WebRTC has remained the only widely supported protocol for interactive video that is supported by the major browsers, which is essential for streaming. As a result, it has been widely deployed for web conferencing by the likes of Zoom, as well as in eSports and gaming, where ultra-low latency is critical.
WebRTC in its native form, however, does not scale well to large scale video streaming, because it operates on a P2P (Peer to Peer) basis. That was done to cut latency to the bone by avoiding the need for a central intermediate server, but means that a large number of two-way connections are generated when scaled up to say millions of views.
That results in a progressive reduction in streaming quality as the number of viewers increases. Furthermore, with P2P WebRTC, encoding and decoding streams is offloaded to each of the peers, which imposes a computational burden.
WebRTC as it stood therefore was only applicable to use cases involving a small number of concurrent connections. That is the case for web conferencing, because although the total number of users may be high, they are usually confined in relatively small groups for each individual event. In some cases, there might be a significant number of participants, but then the degree of interactivity is relatively small. The effective limit is really just a handful of two way participants in real time.
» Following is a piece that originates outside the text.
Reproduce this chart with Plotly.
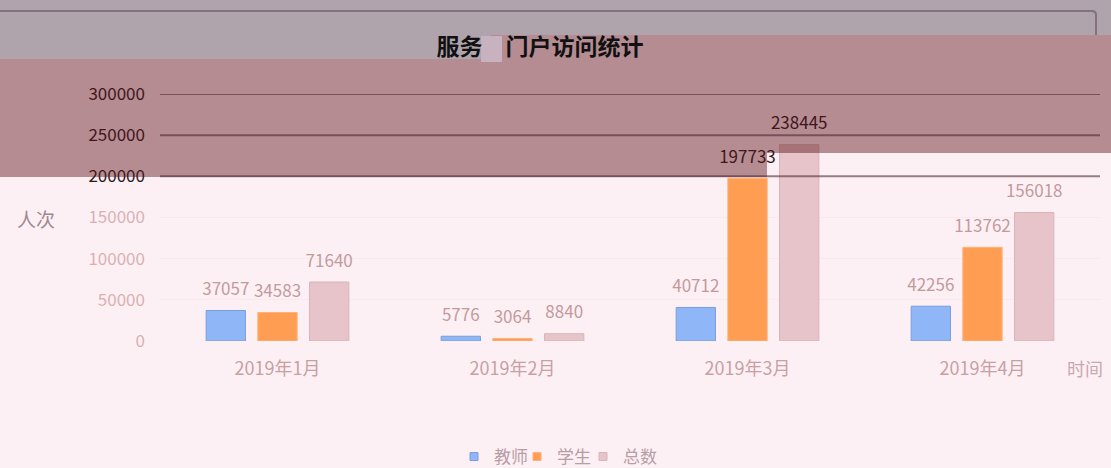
import plotly.graph_objects as go

# ---- data ----
months = ["2019年1月", "2019年2月", "2019年3月", "2019年4月"]
teachers = [37057, 5776, 40712, 42256]
students = [34583, 3064, 197733, 113762]
totals = [71640, 8840, 238445, 156018]
series_names = ["教师", "学生", "总数"]
y_ticks = [0, 50000, 100000, 150000, 200000, 250000, 300000]

# ---- styles ----
W, H = 1111, 468
ML, MR, MT, MB = 160, 11, 94, 127
PW, PH = W - ML - MR, H - MT - MB

def px(x):
    return (x - ML) / PW

def py(y):
    return (H - MB - y) / PH

PINK_TXT = "#c39a9c"
DARK_TXT = "#2a1a1e"
label_colors = {
    "教师": [PINK_TXT, PINK_TXT, PINK_TXT, PINK_TXT],
    "学生": [PINK_TXT, PINK_TXT, DARK_TXT, PINK_TXT],
    "总数": [PINK_TXT, PINK_TXT, DARK_TXT, PINK_TXT],
}
bar_fill = {"教师": "#8fb6f6", "学生": "#ff9d52", "总数": "#e6c4c9"}
bar_edge = {"教师": "#7b9ddc", "学生": "#fdb27a", "总数": "#d9b4ba"}
legend_ids = {"教师": "legend", "学生": "legend2", "总数": "legend3"}
legend_left = {"教师": 454, "学生": 517, "总数": 583}
font_family = "Noto Sans CJK SC, Noto Sans, sans-serif"

fig = go.Figure()
for name, vals in zip(series_names, [teachers, students, totals]):
    fig.add_trace(go.Bar(
        x=months, y=vals, name=name, showlegend=False,
        marker=dict(color=bar_fill[name], line=dict(color=bar_edge[name], width=1)),
        text=[f"<span style='font-size:17px'>{v}</span><br> " for v in vals],
        textposition="outside",
        textfont=dict(size=8, color=label_colors[name], family=font_family),
        constraintext="none", cliponaxis=False,
    ))
    # legend entry with a small square symbol
    fig.add_trace(go.Scatter(
        x=[None], y=[None], mode="markers", name=name, legend=legend_ids[name],
        marker=dict(symbol="square", size=8, color=bar_fill[name],
                    line=dict(color=bar_edge[name], width=1)),
    ))

tick_text = []
for v in y_ticks:
    c = DARK_TXT if v >= 200000 else "#dab0b2"
    tick_text.append(f"<span style='color:{c}'>{v}</span>")

shapes = []
# overlay bands (screen artefact in the reference)
GRAY = "rgba(80,69,85,0.45)"
MAUVE = "rgba(91,18,25,0.45)"
def rect(x0, y0, x1, y1, color):
    return dict(type="rect", xref="paper", yref="paper",
                x0=px(x0), x1=px(x1), y0=py(y1), y1=py(y0),
                fillcolor=color, line=dict(width=0), layer="above")

shapes.append(rect(0, 0, W, 35, GRAY))
shapes.append(rect(0, 35, 490, 59, GRAY))
shapes.append(rect(490, 35, W, 59, MAUVE))
shapes.append(rect(0, 59, W, 153, MAUVE))
shapes.append(rect(0, 153, 767, 177, MAUVE))
# frame line of the top strip
shapes.append(dict(type="path", xref="paper", yref="paper",
                   path=f"M {px(0)},{py(11)} L {px(1092)},{py(11)} Q {px(1096)},{py(11)} {px(1096)},{py(15)} L {px(1096)},{py(35)}",
                   line=dict(color="rgba(120,100,118,0.8)", width=2), layer="above"))
# censored character in the title
shapes.append(dict(type="rect", xref="paper", yref="paper",
                   x0=px(481), x1=px(502), y0=py(62), y1=py(36),
                   fillcolor="#c9b2bf", line=dict(width=0), layer="above"))
# gridlines visible through the band
for v in y_ticks:
    if v >= 200000:
        shapes.append(dict(type="line", xref="paper", yref="y", x0=0, x1=1, y0=v, y1=v,
                           line=dict(color="rgba(70,35,45,0.55)", width=2), layer="above"))

legend_style = dict(orientation="h", xanchor="left", y=py(457), yanchor="middle",
                    font=dict(size=17, color="#b89ca6", family=font_family),
                    itemwidth=30, bgcolor="rgba(0,0,0,0)")
legends = {}
for name in series_names:
    legends[legend_ids[name]] = dict(legend_style, x=px(legend_left[name]))

fig.update_layout(
    width=W, height=H,
    margin=dict(l=ML, r=MR, t=MT, b=MB, pad=0, autoexpand=False),
    paper_bgcolor="#fdf0f5", plot_bgcolor="#fdf0f5",
    barmode="group", bargap=0.34, bargroupgap=0.24,
    title=dict(text="服务\u3000门户访问统计", x=540 / W, xanchor="center",
               y=1 - 47 / H, yanchor="middle",
               font=dict(size=23, color="#111111", family=font_family, weight="bold")),
    font=dict(family=font_family),
    xaxis=dict(showgrid=False, showline=False, ticks="", ticklabelstandoff=15,
               tickfont=dict(size=18, color="#c8a0a2", family=font_family)),
    yaxis=dict(range=[0, 300000], tickvals=y_ticks, ticktext=tick_text,
               showgrid=True, gridcolor="#fbe8ee", zeroline=False,
               ticks="", ticklabelstandoff=14,
               tickfont=dict(size=17, color="#dab0b2", family=font_family)),
    shapes=shapes,
    annotations=[
        dict(text="人次", xref="paper", yref="paper", x=px(36), y=py(218),
             xanchor="center", yanchor="middle",
             showarrow=False, font=dict(size=19, color="#a08890", family=font_family)),
        dict(text="时间", xref="paper", yref="paper", x=px(1085), y=py(368),
             xanchor="center", yanchor="middle",
             showarrow=False, font=dict(size=18, color="#c8a8b0", family=font_family)),
    ],
    **legends,
)

fig.write_html("out.html", config={"displayModeBar": False},
               post_script="document.body.style.margin='0';")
There is scope for configuring WebRTC in a P2P mesh network to reduce the number of connections and the computational burden somewhat, but it still becomes prohibitively resource-intensive and computationally inefficient at large broadcast scale. Therefore, some more fundamental workarounds were required, and this has become a major R&D focus in the streaming world.
There are various options on the table, some of which are now available commercially, but none deserve to be singled out above others at this stage. There are though some common properties, primarily that WebRTC sessions should be terminated at each end of the link close to the source or destination. The sessions are transcoded there and transmitted across some form of cloud infrastructure, which could come from one of the main hyperscalers, such as AWS, Google Cloud or Microsoft Azure.
But to sustain the low latency benefit of WebRTC, that cloud infrastructure must be lightning fast. As always, the objective is to shave latency down as close as possible to the minimum for a given medium or network imposed by the laws of physics. That is about 150 ms for a global round trip given optical transmission through free space, or around 250 ms through optical fiber, and in practice more because of traversal through interconnects.
For cloud based WebRTC transmission, minimum latency is achieved through real time transcoding to and from the protocol at each end, utilizing bare metal servers dedicated to the task without any intermediary operating system. This inevitably increases complexity, but with a growing number of specialists in this field to choose from, will be worth deploying to combine scale and consistent reliant low latency for interactive live streaming.
There will be plenty of other challenges around workflow integration and application for audience engagement, but at least there is the prospect of a sound technical fabric being established.